Today’s Wisconsin State Journal covers the String Phenomenology 2011 conference going on in Madison this week, where, according to the organizers, about 100 scientists are discussing how to “test string theory”:
The Madison conference is something of a milestone in the study of string theory, Shiu said, because it represents 10 years of thought and advances. “It means the field is moving forward, that interesting things are going on,” he said.
Kane agreed and said much of the conference focuses on the predictive powers of string theory. If the theory can predict the existence of certain particles or behaviors, Kane said, and those are then borne out by successful experiments at projects such as the Large Hadron Collider in Europe, string theory would become an accepted explanation for the workings of the universe.
Kane has a long history of making “predictions” based on string theory, including a 1997 Physics Today article String Theory is Testable, Even Supertestable, which gave a plot showing the masses of all superpartners, in the range of 50-300 GeV. His latest “generic predictions” from the conference are here(see page 22). These days most of the superpartners have for some reason moved up to 50 TeV, well beyond any hope of observation at the LHC. There’s a gluino though at a bit above current bounds of around 500 GeV, and claims that, with the right sort of analysis, this will be visible. Once this analysis gets done, one suspects the gluino will go join its friends at much higher masses. There’s also a “prediction” of the range of the Higgs mass, which happens to be within the range not yet ruled out.

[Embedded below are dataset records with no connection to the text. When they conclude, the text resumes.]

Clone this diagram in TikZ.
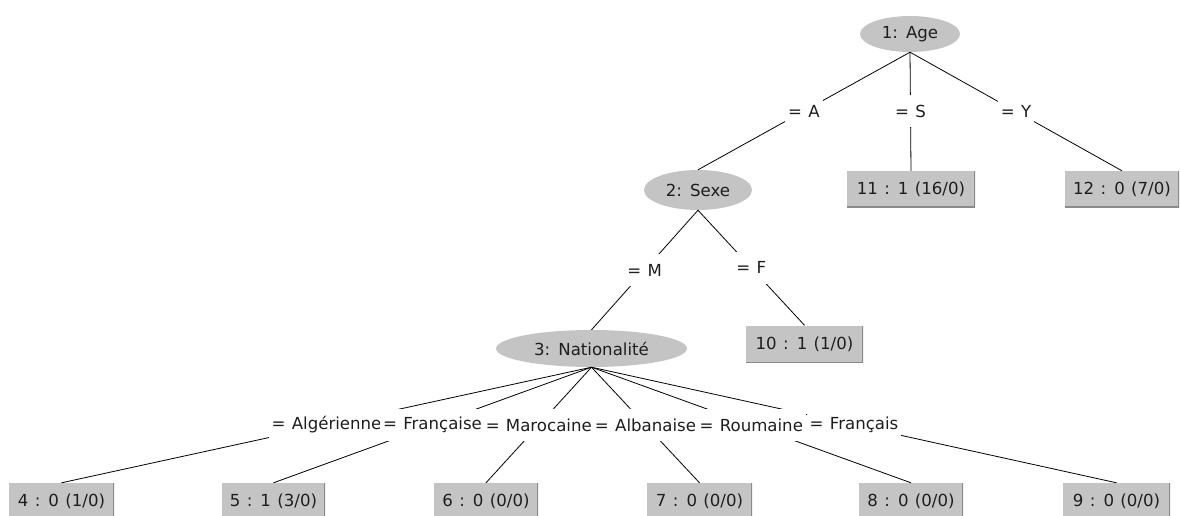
\documentclass[tikz,border=0pt]{standalone}
\usepackage{fontspec}
\setmainfont{DejaVu Sans}[WordSpace=1.2]
\usetikzlibrary{shapes.geometric}
\definecolor{nodegray}{HTML}{C4C4C4}
\definecolor{shadegray}{HTML}{8A8A8A}
\definecolor{ink}{HTML}{1E1E1E}
\begin{document}
\begin{tikzpicture}[x=1pt,y=-1pt,
  every node/.style={font=\fontsize{16.6}{19}\selectfont, text=ink},
  split/.style={ellipse, fill=nodegray, inner sep=0pt},
  leaf/.style={rectangle, fill=nodegray, inner sep=0pt, minimum height=36pt,
    path picture={\draw[shadegray,line width=2pt]
      (path picture bounding box.north east) -- (path picture bounding box.south east)
      -- (path picture bounding box.south west);}},
  edge/.style={draw=black, line width=0.8pt},
  lab/.style={fill=white, inner xsep=3pt, inner ysep=0pt, minimum height=32pt}]
\useasboundingbox (0,0) rectangle (1180,516);
\clip (0,0) rectangle (1180,516);
% split nodes
\node[split, minimum width=100pt, minimum height=36pt] (root) at (910,34) {1: Age};
\node[split, minimum width=108pt, minimum height=40pt] (sexe) at (698,190) {2: Sexe};
\node[split, minimum width=191pt, minimum height=37pt] (nat) at (591.5,348.5) {3: Nationalité};
% leaves
\node[leaf, minimum width=128pt] (l11) at (911,189) {11 : 1 (16/0)};
\node[leaf, minimum width=114pt] (l12) at (1122,189) {12 : 0 (7/0)};
\node[leaf, minimum width=117pt, minimum height=37pt] (l10) at (804.5,344) {10 : 1 (1/0)};
\node[leaf, minimum width=105pt] (l4) at (61.5,501) {4 : 0 (1/0)};
\node[leaf, minimum width=103pt] (l5) at (273.5,501) {5 : 1 (3/0)};
\node[leaf, minimum width=104pt] (l6) at (486,501) {6 : 0 (0/0)};
\node[leaf, minimum width=105pt] (l7) at (699.5,501) {7 : 0 (0/0)};
\node[leaf, minimum width=104pt] (l8) at (911,501) {8 : 0 (0/0)};
\node[leaf, minimum width=107pt] (l9) at (1116.5,501) {9 : 0 (0/0)};
% edges
\draw[edge] (root.south) -- coordinate[pos=0.5] (mA) (sexe.north);
\draw[edge] (root.south) -- coordinate[pos=0.5] (mS) (l11.north);
\draw[edge] (root.south) -- coordinate[pos=0.5] (mY) (l12.north);
\draw[edge] (sexe.south) -- coordinate[pos=0.5] (mM) (nat.north);
\draw[edge] (sexe.south) -- coordinate[pos=0.5] (mF) (l10.north);
\draw[edge] (nat.south) -- coordinate[pos=0.5] (m4) (l4.north);
\draw[edge] (nat.south) -- coordinate[pos=0.5] (m5) (l5.north);
\draw[edge] (nat.south) -- coordinate[pos=0.5] (m6) (l6.north);
\draw[edge] (nat.south) -- coordinate[pos=0.5] (m7) (l7.north);
\draw[edge] (nat.south) -- coordinate[pos=0.5] (m8) (l8.north);
\draw[edge] (nat.south) -- coordinate[pos=0.5] (m9) (l9.north);
% labels
\node[lab] (tA) at (mA) {= A};
\node[lab] (tS) at (mS) {= S};
\node[lab] (tY) at (mY) {= Y};
\node[lab] (tM) at (mM) {= M};
\node[lab] (tF) at (mF) {= F};
\node[lab] (t4) at (m4) {= Algérienne};
\node[lab] (t5) at (m5) {= Française};
\node[lab] (t6) at (m6) {= Marocaine};
\node[lab] (t7) at (m7) {= Albanaise};
\node[lab] (t8) at (m8) {= Roumaine};
\node[lab] (t9) at (m9) {= Français};
\end{tikzpicture}
\end{document}
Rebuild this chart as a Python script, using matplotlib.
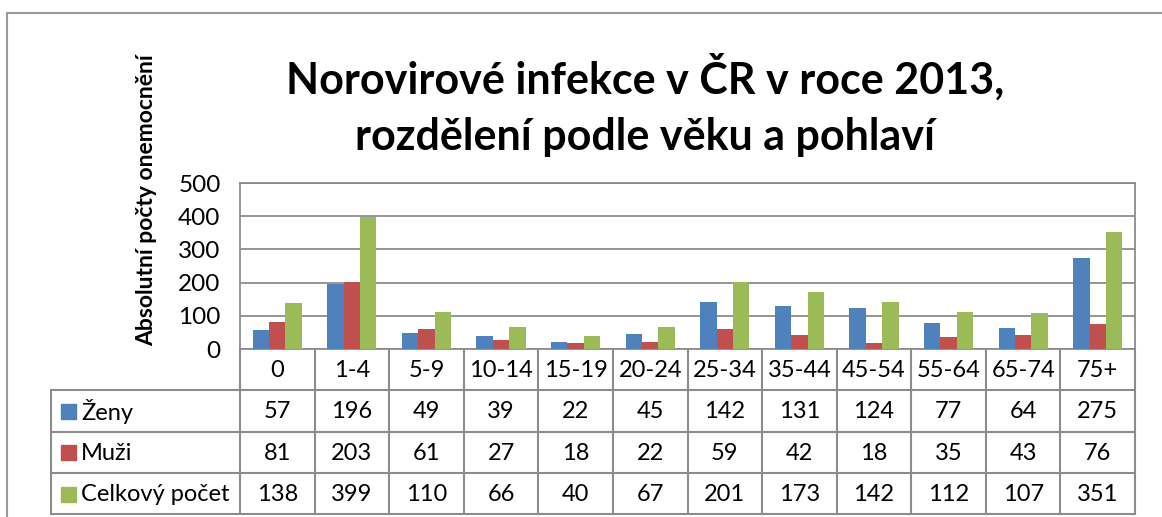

Another conference going on at the moment is at Les Houches. There Luis Alvarez-Gaumé gave a survey talk about string theory, and in his conclusion he makes quite clear what he thinks of efforts like Kane’s:
One cannot make LHC-accessible predictions.
Update: After posting this, I remembered that I’d once read a much more interesting story about theoretical physics in the Wisconsin State Journal. This was from when Dirac, not string phenomenologists, came to town, and gave the paper an interview.